# parametrized curve

• Sep 9th 2008, 08:13 PM
dori1123
parametrized curve
I am taking a Differential Geometry class, and we started talking about parametrized curve. There is something I don't understand. A parametrized curve alpha(t) has the property that its second derivative is identically zero, then what can be said about alpha(t)? Can someone help?
• Sep 10th 2008, 08:12 AM
Laurent
In mechanics, one would say: if the acceleration (second derivative) is zero, then the speed is constant, and therefore the point moves along a line, uniformly.

In other words, $\alpha(t)=\alpha(0)+t\vec{v}$ for some vector $\vec{v}$.
• Sep 10th 2008, 06:11 PM
bkarpuz
Quote:

Originally Posted by dori1123
I am taking a Differential Geometry class, and we started talking about parametrized curve. There is something I don't understand. A parametrized curve alpha(t) has the property that its second derivative is identically zero, then what can be said about alpha(t)? Can someone help?

its a geodesic, this means, if you have two points $A$ and $B$ on the surface $M$, and $\alpha$ passes trought this points, then the shortest way on $M$ to travel from $A$ to $B$ is traveling trough the curve $\alpha$, provided that its a georesic, i.e. $\alpha^{\prime\prime}\equiv0$.

Note.

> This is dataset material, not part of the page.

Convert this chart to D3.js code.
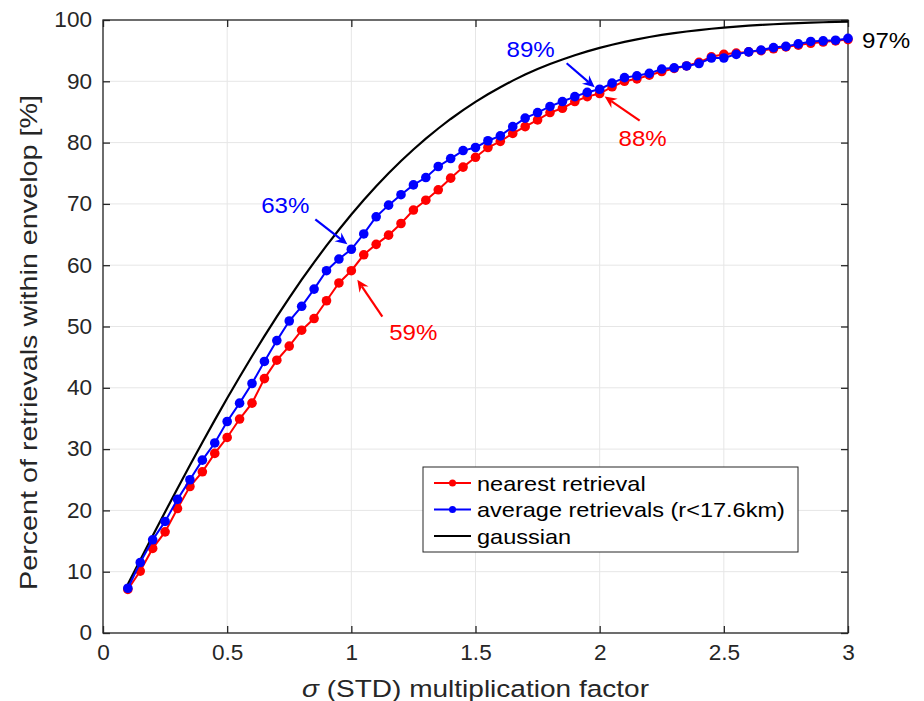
<!DOCTYPE html>
<html><head><meta charset="utf-8">
<script src="https://cdn.jsdelivr.net/npm/d3@7"></script>
<style>body{margin:0;background:#fff}svg{display:block}text{font-family:"Liberation Sans",Arial,Helvetica,sans-serif}</style>
</head><body><svg id="c" width="924" height="701"></svg>
<script>
const xs = [0.10,0.15,0.20,0.25,0.30,0.35,0.40,0.45,0.50,0.55,0.60,0.65,0.70,0.75,0.80,0.85,0.90,0.95,1.00,1.05,1.10,1.15,1.20,1.25,1.30,1.35,1.40,1.45,1.50,1.55,1.60,1.65,1.70,1.75,1.80,1.85,1.90,1.95,2.00,2.05,2.10,2.15,2.20,2.25,2.30,2.35,2.40,2.45,2.50,2.55,2.60,2.65,2.70,2.75,2.80,2.85,2.90,2.95,3.00];
const nearest = [7.1,10.1,13.8,16.5,20.3,23.9,26.3,29.3,31.9,34.9,37.5,41.5,44.5,46.8,49.4,51.3,54.2,57.1,59.1,61.7,63.4,64.9,66.8,69.0,70.6,72.3,74.2,76.0,77.6,79.2,80.2,81.5,82.6,83.7,84.9,85.6,86.7,87.5,88.0,89.1,90.0,90.4,91.0,91.6,92.1,92.5,93.1,94.0,94.4,94.6,94.8,95.0,95.3,95.6,95.9,96.2,96.4,96.6,96.8];
const average = [7.3,11.5,15.2,18.2,21.8,25.0,28.2,31.0,34.5,37.5,40.7,44.3,47.7,50.9,53.3,56.1,59.1,61.0,62.6,65.1,67.9,69.8,71.5,73.1,74.3,76.1,77.4,78.7,79.2,80.3,81.1,82.6,84.0,84.9,85.9,86.7,87.5,88.2,88.7,89.7,90.6,90.9,91.3,92.0,92.2,92.5,92.9,93.8,93.8,94.4,94.8,95.1,95.5,95.7,96.1,96.5,96.6,96.7,97.0];
const gaussian = [7.97,11.92,15.85,19.74,23.58,27.37,31.08,34.73,38.29,41.76,45.15,48.43,51.61,54.67,57.63,60.47,63.19,65.79,68.27,70.63,72.87,74.99,76.99,78.87,80.64,82.30,83.85,85.29,86.64,87.89,89.04,90.11,91.09,91.99,92.81,93.57,94.26,94.88,95.45,95.96,96.43,96.84,97.22,97.56,97.86,98.12,98.36,98.57,98.76,98.92,99.07,99.20,99.31,99.40,99.49,99.56,99.63,99.68,99.73];
const xTicks = [0,0.5,1,1.5,2,2.5,3];
const xTickLabels = ["0","0.5","1","1.5","2","2.5","3"];
const yTicks = [0,10,20,30,40,50,60,70,80,90,100];
const seriesNames = ["nearest retrieval","average retrievals (r<17.6km)","gaussian"];
const seriesColors = ["#ff0000","#0000ff","#000000"];
const annLabels = ["63%","59%","89%","88%","97%"];
const annX = [1,1,2,2,3];
const annSeries = ["average","nearest","average","nearest","none"];

const svg = d3.select("#c");
svg.append("rect").attr("width",924).attr("height",701).attr("fill","#fff");
const L=103,R=848,T=20,B=633;
const x = d3.scaleLinear().domain([0,3]).range([L,R]);
const y = d3.scaleLinear().domain([0,100]).range([B,T]);
const axisCol="#262626";
function stretch(sel,f){sel.each(function(){const w=this.getComputedTextLength();d3.select(this).attr("textLength",w*f).attr("lengthAdjust","spacingAndGlyphs");});}

// grid
const g = svg.append("g");
g.selectAll(".gx").data(xTicks).join("line").attr("x1",d=>x(d)).attr("x2",d=>x(d)).attr("y1",T).attr("y2",B).attr("stroke","#e6e6e6").attr("stroke-width",1);
g.selectAll(".gy").data(yTicks).join("line").attr("y1",d=>y(d)).attr("y2",d=>y(d)).attr("x1",L).attr("x2",R).attr("stroke","#e6e6e6").attr("stroke-width",1);

// axes
const tl=7;
const ax = svg.append("g").attr("transform",`translate(0,${B})`).call(d3.axisBottom(x).tickValues(xTicks).tickFormat((d,i)=>xTickLabels[i]).tickSizeInner(-tl).tickSizeOuter(0).tickPadding(12));
const ay = svg.append("g").attr("transform",`translate(${L},0)`).call(d3.axisLeft(y).tickValues(yTicks).tickSizeInner(-tl).tickSizeOuter(0).tickPadding(11));
const axT = svg.append("g").attr("transform",`translate(0,${T})`).call(d3.axisTop(x).tickValues(xTicks).tickFormat("").tickSizeInner(-tl).tickSizeOuter(0));
const ayR = svg.append("g").attr("transform",`translate(${R},0)`).call(d3.axisRight(y).tickValues(yTicks).tickFormat("").tickSizeInner(-tl).tickSizeOuter(0));
[ax,ay,axT,ayR].forEach(a=>{a.select(".domain").remove();a.selectAll("line").attr("stroke",axisCol).attr("stroke-width",1.3);a.selectAll("text").attr("fill",axisCol).attr("font-size",21.5).attr("font-family","Liberation Sans, Arial, sans-serif");});
stretch(ax.selectAll("text"),1.05);stretch(ay.selectAll("text"),1.05);
svg.append("rect").attr("x",L).attr("y",T).attr("width",R-L).attr("height",B-T).attr("fill","none").attr("stroke",axisCol).attr("stroke-width",1.3);

// labels
const xl = svg.append("text").attr("x",(L+R)/2).attr("y",697).attr("text-anchor","middle").attr("font-size",24.5).attr("fill",axisCol)
  .html('<tspan font-style="italic">σ</tspan> (STD) multiplication factor');
xl.attr("textLength",347).attr("lengthAdjust","spacingAndGlyphs");
svg.append("text").attr("transform",`translate(37,${(T+B)/2+16}) rotate(-90)`).attr("text-anchor","middle").attr("font-size",24.5).attr("fill",axisCol).attr("textLength",495).attr("lengthAdjust","spacingAndGlyphs").text("Percent of retrievals within envelop [%]");

// series
const line = d3.line().x(d=>x(d[0])).y(d=>y(d[1]));
const toPts = arr => xs.map((v,i)=>[v,arr[i]]);
const data = [toPts(nearest),toPts(average),toPts(gaussian)];
const pg = svg.append("g");
pg.append("path").datum(data[2]).attr("d",line).attr("fill","none").attr("stroke","#000").attr("stroke-width",2.2);
[0,1].forEach(k=>{
  pg.append("path").datum(data[k]).attr("d",line).attr("fill","none").attr("stroke",seriesColors[k]).attr("stroke-width",2);
  pg.selectAll(null).data(data[k]).join("circle").attr("cx",d=>x(d[0])).attr("cy",d=>y(d[1])).attr("r",4.8).attr("fill",seriesColors[k]);
});

// legend
const lg = svg.append("g");
lg.append("rect").attr("x",423).attr("y",467).attr("width",375).attr("height",85).attr("fill","#fff").attr("stroke",axisCol).attr("stroke-width",1);
seriesNames.forEach((n,i)=>{
  const yy = 483+i*26.5;
  lg.append("line").attr("x1",434).attr("x2",471).attr("y1",yy).attr("y2",yy).attr("stroke",seriesColors[i]).attr("stroke-width",2);
  if(i<2) lg.append("circle").attr("cx",452.5).attr("cy",yy).attr("r",3.5).attr("fill",seriesColors[i]);
  const t = lg.append("text").attr("x",477).attr("y",yy+7.5).attr("font-size",21).attr("fill","#000").text(n);
  stretch(t,1.12);
});

// annotations
function arrow(x1,y1,x2,y2,col){
  const ang=Math.atan2(y2-y1,x2-x1);
  const hl=12, hw=5.5, back=8;
  const ca=Math.cos(ang), sa=Math.sin(ang);
  const bx=x2-hl*ca, by=y2-hl*sa;
  const nx=x2-back*ca, ny=y2-back*sa;
  svg.append("line").attr("x1",x1).attr("y1",y1).attr("x2",nx).attr("y2",ny).attr("stroke",col).attr("stroke-width",2.2);
  svg.append("path").attr("d",`M${x2},${y2}L${bx-hw*sa},${by+hw*ca}L${nx},${ny}L${bx+hw*sa},${by-hw*ca}Z`).attr("fill",col);
}
const seriesVal = (s,xv)=>{const i=xs.findIndex(v=>Math.abs(v-xv)<1e-9);return s==="average"?average[i]:nearest[i];};
// label offsets (pixels) relative to target point
const annText = [[-66,-36],[62,69],[-69,-32],[43,52],[14,10]];
const annTail = [[-36,-30],[31,46],[-33,-26],[40,27],[0,0]];
const annTip = [[-4,-5],[6,9],[-5,-2],[5,3],[0,0]];
const annCol = ["#0000ff","#ff0000","#0000ff","#ff0000","#000000"];
annLabels.forEach((t,i)=>{
  let px=x(annX[i]), py;
  if(annSeries[i]==="none") py=y(average[average.length-1]); else py=y(seriesVal(annSeries[i],annX[i]));
  const tt = svg.append("text").attr("x",px+annText[i][0]).attr("y",py+annText[i][1]).attr("text-anchor",i===4?"start":"middle").attr("font-size",22.5).attr("fill",annCol[i]).text(t);
  stretch(tt,1.07);
  if(annSeries[i]!=="none") arrow(px+annTail[i][0],py+annTail[i][1],px+annTip[i][0],py+annTip[i][1],annCol[i]);
});
</script></body></html>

Recall that on a plain, the shortest way to reach from $A$ to $B$ is the way combined combined by a line, which is obtained by solving the differential equation $\alpha^{\prime\prime}(t)=0\text{ for }t\in\mathbb{R}$. (Wink)
• Sep 10th 2008, 11:26 PM
Laurent
It depends indeed on what is meant by $\alpha''(t)$ in your Geometry class, dori1123.

If it is just the usual derivative in $\mathbb{R}^3$, then my first answer suffices.

It may however also denote the projection of $\alpha''(t)$ (defined in $\mathbb{R}^3$ the usual way) on the tangent plane of $\mathcal{M}$ at $\alpha(t)$. In this case, this is an "intrinsic way" (independent of the embedding of $\mathcal{M}$ in $\mathbb{R}^3$) to define the second derivative of the parametrized curve. It can be defined in an more general context using affine connections and is then denoted $\nabla_{\alpha'(t)}\alpha'(t)$. And $\nabla_{\alpha'(t)}\alpha'(t)=0$ is the equation of the geodesics, as bkarpuz writes.

On a surface in $\mathbb{R}^3$, geodesics are characterized by the fact that their acceleration lies in the orthogonal of the tangent plane: $\alpha''(t)\in T_{\alpha(t)}^\perp$. In other words, for geodesics, the projection of $\alpha''(t)$ on the tangent plane at $\alpha(t)$ is $0$.